Sub-rule 2 provides a time period within which the other party shall be given notice where the court thinks that the circumstance does not warrant interim relief ex parte.
 In the instant applicant, the respondents have been duly served with the notice of application for an interdict as well as with the certificate of urgency. They are therefore aware of the existence of this application. They have however proceeded to develop the plot in question, probably they did so because the court has not yet made any ruling on the instant interlocutory application.
 It is noted however that, even though the respondents have filed a notice of intention to oppose, this step has not been provided for in the Land Court Rules. They should instead, have invoked the provisions of Rule 28 where appropriate. In fact and to be precise, both parties have at various stages of their pleadings invoked the High Court Rules instead of invoking the relevant provisions of the Land Court. As a result, the respondents have also not used the proper format in opposing this interlocutory application. Refer to Rule 28 (1), (d) and (2) as well as to the provisions of Rule 30 (2)
 As has been indicated above, the respondents have been duly served with the notice of application for an interdict and the certificate of urgency in which the reasons justifying the filing of same have been spelt out. The respondents have not complied with the provisions of Rule 28 (2) in responding to this application. For instance, they have not complied with the requirements of the provisions of Rule 13 dealing with annexures etc.
 Be that as it may, the burning issue here is the fact that the respondents are continuing with the works on the plot in question and subject matter herein much to the alleged prejudice of the applicant. It is therefore only fair and just that the respondents be stopped temporarily from proceeding with the construction works thereat; in particular because the respondents have been served with the notice of application in the instant matter. Further on, the applicant has also established all the requirements of an interdict of a temporary nature.

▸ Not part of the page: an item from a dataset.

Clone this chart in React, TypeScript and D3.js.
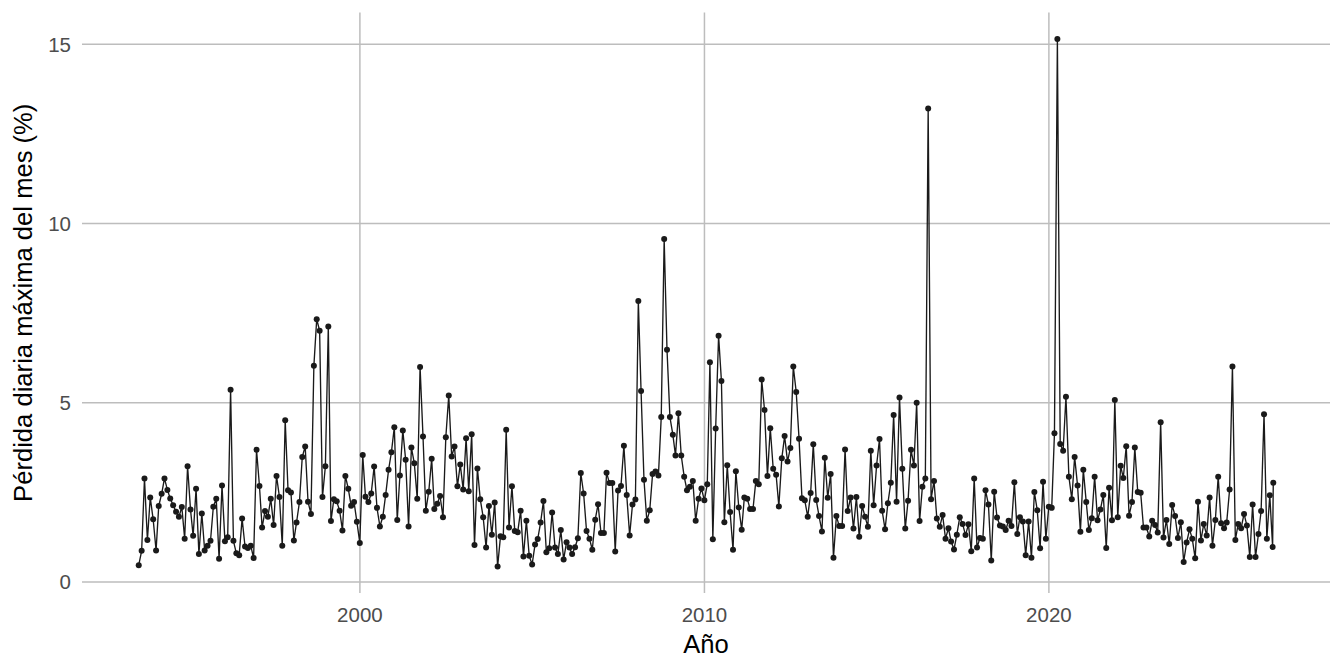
import * as d3 from 'd3';

// Monthly maximum daily loss (%), one value per month starting July 1993
const loss1990s = [
  0.47, 0.87, 2.89, 1.17, 2.36, 1.75,
  0.88, 2.12, 2.46, 2.89, 2.57, 2.33, 2.14, 1.96, 1.82, 2.09, 1.21, 3.23,
  2.02, 1.29, 2.6, 0.78, 1.91, 0.88, 1.01, 1.15, 2.1, 2.32, 0.65, 2.69,
  1.14, 1.25, 5.36, 1.15, 0.8, 0.75, 1.77, 0.99, 0.95, 1.01, 0.67, 3.69,
  2.68, 1.52, 1.98, 1.82, 2.32, 1.59, 2.96, 2.37, 1.01, 4.51, 2.56, 2.5,
  1.16, 1.66, 2.23, 3.49, 3.78, 2.24, 1.9, 6.03, 7.33, 7.01, 2.37, 3.23,
  7.13, 1.7, 2.31, 2.25, 1.99, 1.44, 2.96, 2.6, 2.13, 2.23, 1.68, 1.09,
];

const loss2000s = [
  3.54, 2.38, 2.23, 2.47, 3.22, 2.07, 1.55, 1.82, 2.43, 3.13, 3.62, 4.32,
  1.73, 2.97, 4.23, 3.41, 1.55, 3.75, 3.31, 2.32, 6.0, 4.06, 1.99, 2.52,
  3.44, 2.04, 2.18, 2.4, 1.81, 4.04, 5.2, 3.5, 3.78, 2.67, 3.28, 2.58,
  4.01, 2.53, 4.12, 1.03, 3.17, 2.31, 1.81, 0.96, 2.12, 1.32, 2.22, 0.43,
  1.28, 1.25, 4.25, 1.52, 2.67, 1.42, 1.39, 1.99, 0.71, 1.71, 0.73, 0.49,
  1.05, 1.2, 1.66, 2.26, 0.83, 0.94, 1.94, 0.96, 0.78, 1.45, 0.63, 1.11,
  0.96, 0.78, 0.97, 1.22, 3.04, 2.47, 1.42, 1.21, 0.9, 1.74, 2.17, 1.37,
  1.37, 3.05, 2.76, 2.76, 0.85, 2.55, 2.68, 3.8, 2.43, 1.3, 2.16, 2.3,
  7.84, 5.33, 2.85, 1.71, 2.0, 3.01, 3.08, 2.97, 4.6, 9.57, 6.48, 4.6,
  4.11, 3.53, 4.71, 3.53, 2.94, 2.56, 2.66, 2.82, 1.71, 2.32, 2.61, 2.28,
];

const loss2010s = [
  2.73, 6.13, 1.19, 4.28, 6.87, 5.61, 1.67, 3.26, 1.95, 0.9, 3.09, 2.08,
  1.46, 2.36, 2.32, 2.04, 2.04, 2.82, 2.73, 5.65, 4.8, 2.96, 4.29, 3.16,
  2.99, 2.11, 3.45, 4.07, 3.36, 3.74, 6.01, 5.3, 4.0, 2.34, 2.28, 1.82,
  2.48, 3.84, 2.29, 1.84, 1.41, 3.47, 2.35, 3.01, 0.68, 1.84, 1.56, 1.56,
  3.7, 1.98, 2.36, 1.49, 2.37, 1.26, 2.12, 1.82, 1.54, 3.66, 2.14, 3.25,
  3.99, 1.99, 1.47, 2.2, 2.77, 4.66, 2.24, 5.15, 3.16, 1.49, 2.27, 3.69,
  3.25, 5.0, 1.7, 2.66, 2.89, 13.21, 2.31, 2.82, 1.77, 1.54, 1.87, 1.21,
  1.5, 1.13, 0.91, 1.32, 1.81, 1.62, 1.31, 1.61, 0.86, 2.89, 0.96, 1.23,
  1.21, 2.56, 2.16, 0.6, 2.52, 1.8, 1.58, 1.55, 1.45, 1.71, 1.56, 2.78,
  1.34, 1.81, 1.69, 0.75, 1.69, 0.68, 2.51, 2.0, 0.94, 2.8, 1.21, 2.1,
];

const loss2020s = [
  2.07, 4.15, 15.15, 3.85, 3.66, 5.17, 2.94, 2.31, 3.49, 2.69, 1.4, 3.13,
  2.23, 1.45, 1.78, 2.94, 1.72, 2.02, 2.43, 0.95, 2.63, 1.72, 5.08, 1.81,
  3.24, 2.9, 3.79, 1.85, 2.23, 3.75, 2.51, 2.49, 1.52, 1.52, 1.27, 1.71,
  1.59, 1.38, 4.46, 1.24, 1.73, 1.06, 2.15, 1.84, 1.23, 1.67, 0.56, 1.1,
  1.47, 1.21, 0.66, 2.24, 1.16, 1.62, 1.3, 2.36, 1.01, 1.73, 2.94, 1.64,
  1.5, 1.66, 2.58, 6.01, 1.17, 1.62, 1.5, 1.9, 1.58, 0.7, 2.16, 0.7,
  1.34, 1.98, 4.68, 1.21, 2.42, 0.98, 2.77,
];

const firstYear = 1993;
const firstMonth = 6; // July (0-based)
const lastObservation = new Date(2026, 6, 7); // partial current month

const yTicks = [0, 5, 10, 15];
const xTickYears = [2000, 2010, 2020];
const xTitle = 'Año';
const yTitle = 'Pérdida diaria máxima del mes (%)';

interface Point { date: Date; value: number }

const values = [...loss1990s, ...loss2000s, ...loss2010s, ...loss2020s];
const data: Point[] = values.map((value, i) => ({
  // month-end date; the last value belongs to the running month
  date: i < values.length - 1 ? new Date(firstYear, firstMonth + i + 1, 0) : lastObservation,
  value,
}));

const W = 1344;
const H = 672;
const panel = { left: 82, right: 1330, top: 12.5, bottom: 593 };
const font = '"Liberation Sans", Arial, Helvetica, sans-serif';

// ggplot-like 5% expansion
function expand(lo: number, hi: number, k = 0.05): [number, number] {
  const pad = (hi - lo) * k;
  return [lo - pad, hi + pad];
}

export default function App() {
  const [t0, t1] = d3.extent(data, (d) => d.date.getTime()) as [number, number];
  const [v0, v1] = d3.extent(data, (d) => d.value) as [number, number];
  const xd = expand(t0, t1);

  const x = d3.scaleTime().domain([new Date(xd[0]), new Date(xd[1])]).range([panel.left, panel.right]);
  const y = d3.scaleLinear().domain(expand(v0, v1)).range([panel.bottom, panel.top]);

  const line = d3
    .line<Point>()
    .x((d) => x(d.date))
    .y((d) => y(d.value));

  const grid = '#BDBDBD';

  return (
    <svg
      width={W}
      height={H}
      style={{ position: 'absolute', left: 0, top: 0, background: '#fff', display: 'block' }}
      fontFamily={font}
    >
      {/* grid */}
      {yTicks.map((t) => (
        <line key={'gy' + t} x1={panel.left} x2={panel.right} y1={y(t)} y2={y(t)} stroke={grid} strokeWidth={1.5} />
      ))}
      {xTickYears.map((yr) => {
        const px = x(new Date(yr, 0, 1));
        return <line key={'gx' + yr} x1={px} x2={px} y1={panel.top} y2={panel.bottom} stroke={grid} strokeWidth={1.5} />;
      })}

      {/* series */}
      <path d={line(data) ?? ''} fill="none" stroke="#1a1a1a" strokeWidth={1.35} strokeLinejoin="round" />
      {data.map((d, i) => (
        <circle key={i} cx={x(d.date)} cy={y(d.value)} r={3} fill="#1a1a1a" />
      ))}

      {/* y tick labels */}
      {yTicks.map((t) => (
        <text key={'ty' + t} x={71} y={y(t)} dy="0.36em" textAnchor="end" fontSize={20.5} fill="#4D4D4D">
          {t}
        </text>
      ))}
      {/* x tick labels */}
      {xTickYears.map((yr) => (
        <text key={'tx' + yr} x={x(new Date(yr, 0, 1))} y={621.7} textAnchor="middle" fontSize={20.5} fill="#4D4D4D">
          {yr}
        </text>
      ))}

      {/* axis titles */}
      <text x={(panel.left + panel.right) / 2} y={652.7} textAnchor="middle" fontSize={25.6} fill="#000">
        {xTitle}
      </text>
      <text
        transform={`translate(31.5, ${(panel.top + panel.bottom) / 2}) rotate(-90)`}
        textAnchor="middle"
        fontSize={25.6}
        fill="#000"
      >
        {yTitle}
      </text>
    </svg>
  );
}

 The fact that the respondents are allegedly continuing with the construction works over this said plot justifies the reason why the applicant’s application should be granted. The reasons stated by the applicant and the surrounding circumstances of this case demand that the interim relief be and is hereby granted as prayed.
 The respondents are accordingly ordered, interdicted, and restrained forthwith from continuing with the construction works and or any other works on that plot number 23123-275 otherwise also known as plot No. 23123-475 situate at Ha ‘Mathata – Maputsoe in the district of Leribe.
 Costs of this application are granted to the applicant; such shall be calculated as is provided for under the provisions of Rule 100 of the Land Court Rules (supra).